Additionally, src/tests.rs and src/benches.rs will behave like a normal crate, the only difference being that they don't produce a lib, and that they're triggered by cargo test/cargo run respectively.

FAQ0: Why put tests/benches in src/* instead of disabling autotests/autobenches

Instead of putting tests/benchmarks inside src, we could just delete the src dir outright, and place everything in tests/benches.

Then, to get the same one-rebuild-per-file behavior that we'll get in src, we need to add autotests = false or autobenches = false to our Cargo.toml, adding a root tests/tests.rs (or benches/benches.rs) containing mod decls for all submodules, and finally by referencing that "root" in the Cargo.toml [[tests]] / [[benches]] list, exactly the same way we did for using src/*.

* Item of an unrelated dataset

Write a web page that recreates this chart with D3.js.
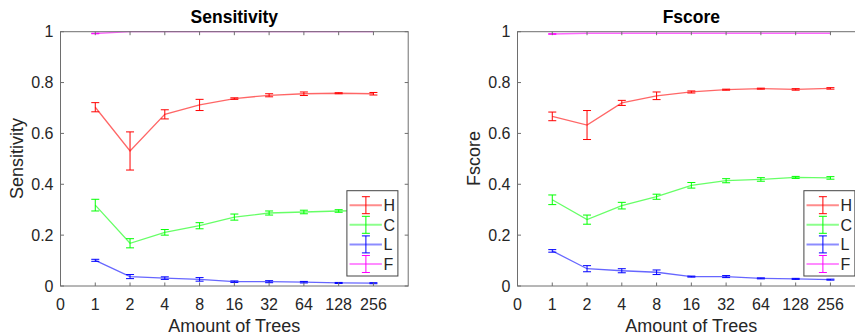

This would work, and on the surface, using tests/*.rs and benches/*.rs seems more consistent, so it seems weird to use src/*.rs for these files.

My reasoning is as follows: Almost universally, tests/*.rs, examples/*.rs, benches/*.rs, etc. are automatic. If you add a test into the tests folder, it will run without anything else.

If we're going to set up one-build-per-{test,bench}suite as I described, this fundamentally cannot be true. In this paradigm, if you add a test file named blah.rs, you must add a mod blah it to the parent module.

It seems both confusing and error-prone to use tests/*, but have it behave that way, however this is absolutely the normal behavior for files in src/*.rs -- When you add a file, you then need to add it to it's parent module, and this is something Rust programmers are pretty used to.

(In fact, we even replicated this behavior (for no reason) in the places integration tests, and added the mod declarations to a "controlling" parent module -- It seems weird to be in an environment where this isn't required)

So, that's why. This way, we make it way less likely that you add a test file to some directory, and have it get ignored because you didn't realize that in this one folder, you need to add a mod mytest into a neighboring tests.rs.